The VA announced this week that it will start the process of changing the headstones.
“The headstones mark the graves of prisoners of war and are located at sites and in cemeteries protected by the National Historic Preservation Act (NHPA). Consequently, under NHPA, VA is not permitted to unilaterally remove them or alter them. However, later this month, under Section 106 of NHPA, VA will begin taking required steps including consultation with stakeholders about how to replace these headstones with historically accurate markers that do not include the Nazi swastika and German text,” the VA noted on Monday.
“VA will propose to preserve the headstones in its National Cemetery Administration History Collection,” the VA added. “VA will also install interpretive signs at all VA national cemeteries where foreign enemy prisoners of war are interred in order to provide historical context about how non-U.S. service members from World War I and World War II were interred and buried on American soil.”

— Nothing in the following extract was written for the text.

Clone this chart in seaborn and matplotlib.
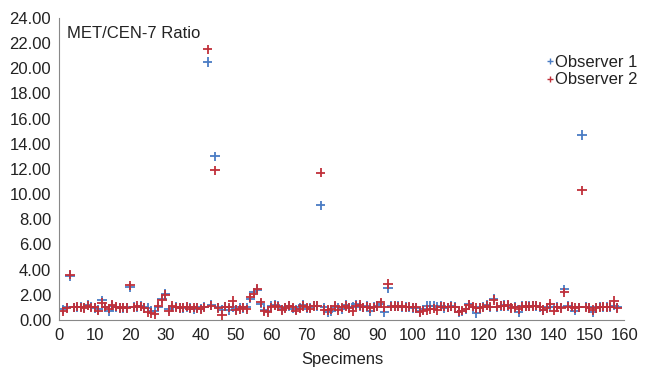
import matplotlib
matplotlib.use("Agg")
import matplotlib.pyplot as plt
import seaborn as sns
import pandas as pd
import numpy as np
from matplotlib.lines import Line2D

specimens = list(range(1, 159))

observer1 = [
    0.85, 1.00, 3.50, 1.00, 1.00, 1.05, 1.00, 1.20, 1.05, 0.95,
    0.85, 1.55, 1.00, 0.70, 1.10, 1.00, 1.00, 0.95, 1.00, 2.60,
    1.05, 1.00, 1.10, 1.00, 0.95, 0.75, 0.70, 1.05, 1.70, 2.10,
    0.85, 1.00, 1.05, 1.00, 0.95, 1.00, 1.00, 0.85, 1.00, 0.90,
    1.05, 20.5, 1.20, 13.0, 1.00, 0.80, 1.05, 0.80, 1.00, 0.85,
    1.00, 0.95, 1.00, 1.70, 2.20, 2.40, 1.30, 0.80, 0.75, 1.10,
    1.20, 1.10, 0.85, 1.00, 1.10, 0.90, 0.85, 1.00, 1.20, 0.90,
    1.00, 1.15, 1.10, 9.10, 1.00, 0.60, 0.70, 1.05, 1.00, 0.85,
    1.20, 1.00, 1.05, 1.25, 1.05, 1.00, 1.10, 0.70, 1.05, 1.10,
    1.30, 0.60, 2.55, 1.10, 1.05, 1.10, 1.00, 1.05, 1.00, 0.95,
    0.95, 0.70, 0.85, 1.10, 1.10, 1.10, 1.05, 1.10, 0.95, 1.00,
    1.10, 1.05, 0.60, 0.70, 0.85, 1.25, 1.00, 0.55, 1.00, 1.05,
    1.20, 1.00, 1.70, 1.00, 1.10, 1.20, 1.10, 1.00, 1.05, 0.60,
    1.10, 1.05, 1.10, 1.15, 1.10, 1.00, 0.80, 1.00, 1.05, 1.00,
    1.05, 1.00, 2.45, 1.10, 1.00, 0.75, 1.00, 14.7, 1.05, 1.00,
    0.60, 1.00, 1.05, 1.00, 1.05, 1.00, 1.15, 1.00,
]

observer2 = [
    0.70, 0.95, 3.60, 1.00, 1.05, 1.00, 0.95, 1.15, 1.00, 1.00,
    0.75, 1.35, 1.05, 0.90, 1.20, 1.05, 0.95, 1.00, 0.95, 2.75,
    1.00, 1.10, 1.05, 0.95, 0.60, 0.55, 0.45, 1.10, 1.60, 2.00,
    0.70, 1.10, 1.00, 0.95, 1.00, 1.05, 0.90, 1.00, 0.95, 0.85,
    1.00, 21.5, 1.15, 11.9, 0.95, 0.40, 1.05, 1.00, 1.50, 0.80,
    0.85, 1.00, 0.85, 1.80, 2.10, 2.50, 1.40, 0.70, 0.60, 1.00,
    1.15, 1.05, 0.80, 0.95, 1.15, 1.00, 0.75, 0.90, 1.10, 1.00,
    0.90, 1.10, 1.15, 11.7, 0.80, 0.80, 0.85, 1.10, 0.80, 1.00,
    1.10, 0.95, 0.70, 1.15, 1.20, 1.00, 1.05, 0.95, 1.00, 1.05,
    1.40, 1.00, 2.85, 1.05, 1.10, 1.05, 1.10, 1.00, 1.05, 1.00,
    1.00, 0.60, 0.75, 0.80, 0.85, 0.90, 0.80, 1.05, 1.05, 1.00,
    1.05, 1.00, 0.65, 0.75, 0.90, 1.20, 1.05, 0.95, 0.95, 1.00,
    1.15, 1.05, 1.60, 1.05, 1.15, 1.10, 1.20, 0.95, 1.00, 0.85,
    1.05, 1.10, 1.05, 1.10, 1.15, 1.05, 0.80, 0.95, 1.30, 0.75,
    1.00, 0.95, 2.20, 1.05, 1.05, 0.95, 1.00, 10.3, 1.00, 0.95,
    0.80, 0.95, 1.00, 1.05, 1.00, 1.05, 1.50, 0.95,
]

series_names = ["Observer 1", "Observer 2"]
x_ticks = list(range(0, 161, 10))
y_ticks = list(range(0, 25, 2))

df = pd.DataFrame({
    "Specimens": specimens * 2,
    "Ratio": observer1 + observer2,
    "Observer": [series_names[0]] * len(specimens) + [series_names[1]] * len(specimens),
})

blue = "#4a7cc4"
red = "#c0303a"

sns.set_style("white")
plt.rcParams["font.family"] = ["Liberation Sans", "DejaVu Sans"]

fig = plt.figure(figsize=(6.46, 3.71), dpi=100)
ax = fig.add_axes([0.0921, 0.1375, 0.8746, 0.814])

sns.scatterplot(data=df, x="Specimens", y="Ratio", hue="Observer",
                hue_order=series_names, palette=[blue, red],
                marker="+", s=45, linewidth=1.3, ax=ax, legend=False)

ax.set_xlim(0, 160)
ax.set_ylim(0, 24)
ax.set_xticks(x_ticks)
ax.set_yticks(y_ticks)
ax.set_yticklabels([f"{v:.2f}" for v in y_ticks])
ax.tick_params(axis="both", labelsize=12, colors="#222222", length=4,
               width=0.8, direction="out", pad=2)
ax.tick_params(axis="both", color="#888888")
for s in ["top", "right"]:
    ax.spines[s].set_visible(False)
for s in ["left", "bottom"]:
    ax.spines[s].set_color("#888888")
    ax.spines[s].set_linewidth(0.8)
ax.set_xlabel("Specimens", fontsize=12, color="#222222", labelpad=6)
ax.set_ylabel("")

fig.text(0.103, 0.91, "MET/CEN-7 Ratio", fontsize=12, color="#222222",
         va="center", ha="left")

handles = [Line2D([], [], linestyle="none", marker="+", color=c,
                  markersize=5, markeredgewidth=1.0) for c in (blue, red)]
leg = ax.legend(handles, series_names, loc="upper right",
                bbox_to_anchor=(1.034, 0.9), frameon=False, fontsize=12,
                handlelength=0.4, handletextpad=0.1, labelspacing=0.15,
                borderaxespad=0)
for t in leg.get_texts():
    t.set_color("#222222")

fig.savefig("out.png", dpi=100)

“Americans must always remember the horror of the Nazi regime and why so many Americans sacrificed so much to free the world from its reign of terror,” said U.S. VA Sec. Robert Wilkie. “It is understandably upsetting to our Veterans and their families to see Nazi inscriptions near those who gave their lives for this nation. That’s why VA will initiate the process required to replace these POW headstones.”
Wasserman Schultz said she was glad the VA was taking action on the matter.
“After his initial resistance during our MilCon/VA Appropriations hearing last week, I am grateful that Department of Veterans Affairs Secretary Robert Wilkie initiated the process required to replace German POW headstones that bear offensive swastika symbols and Nazi inscriptions honoring Hitler in our VA National Cemeteries. The families of soldiers who fought against intolerance and hatred must never be forced to confront glorification of those very ideologies when visiting their loved ones. VA’s initial decision to leave the gravestones in place was callous and irresponsible, but today’s decision is an honorable move in the right direction. I will eagerly monitor how VA moves forward with this process, including how they choose to provide historical context to enemy prisoners of war buried in U.S. Veterans cemeteries. We must make sure we don’t erect totems to intolerance, allowing their history to be studied without causing pain for those most affected by it,” she said on Monday.